There is given a sequence $$\{a_{n}\}_{n>0}$$ of real numbers with following conditions:
- $$\sum_{n=1}^{\infty}a_{n}>0 ;$$
- $$\sum_{n=1}^{\infty}a_{n}\log n=0 ;$$
- $$\sum_{n=1}^{\infty}a_{n}(\log n)^{2}<0 .$$
What could be written about that sequence? I know, that i must be specific, but i am looking for properties of sequence or partional sum such as
- asymptotic growth;
- distribution among real numbers;
- intervals of monotonicity;
- modality;
- some specific behaviour of subsequences;
- etc.
I will be grateful for any answer.
edit: What if we use this substitution : $$\ a_{n}=\frac{c_{n}}{n^{x}}$$ Take a look at the sequence: $$\{c_{n}\}_{n>0}$$ How does this new defined sequence behave? It determines Dirichlet series with real domain. I am curious when this series is somewhere concave and how it relate to its coefficients.

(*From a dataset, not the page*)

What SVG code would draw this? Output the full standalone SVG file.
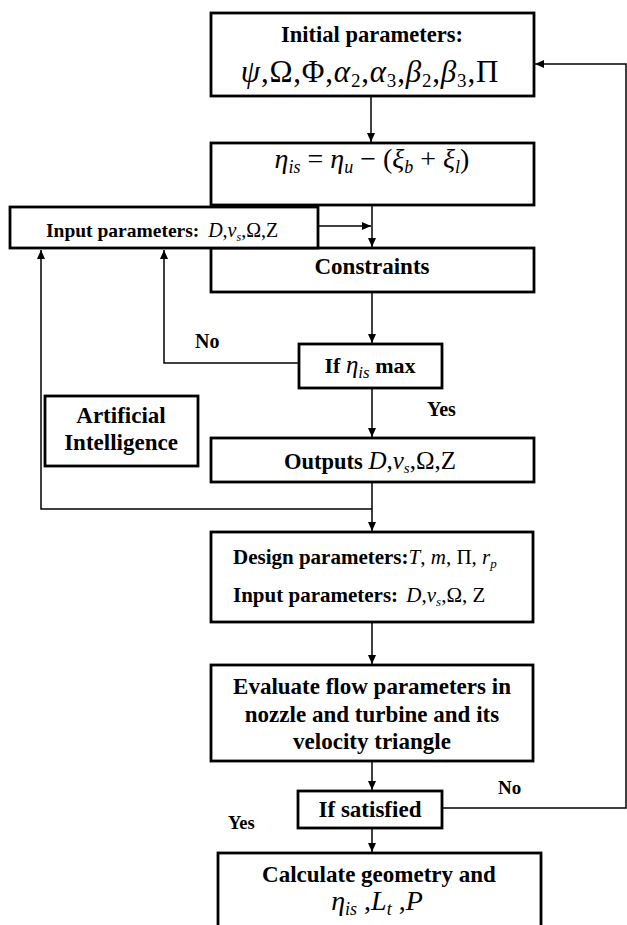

Sums impose only one constraint on a series and you have an infinite number of degrees of freedom, so there is not much that can be said. To make the last sum converge we need the $a_n$ to go toward zero fast enough. To get the last negative and the second zero we need many of the terms far out to be negative. Only the first sum includes a contribution from $a_1$, so we just have to make $a_1$ large enough to make the first sum positive.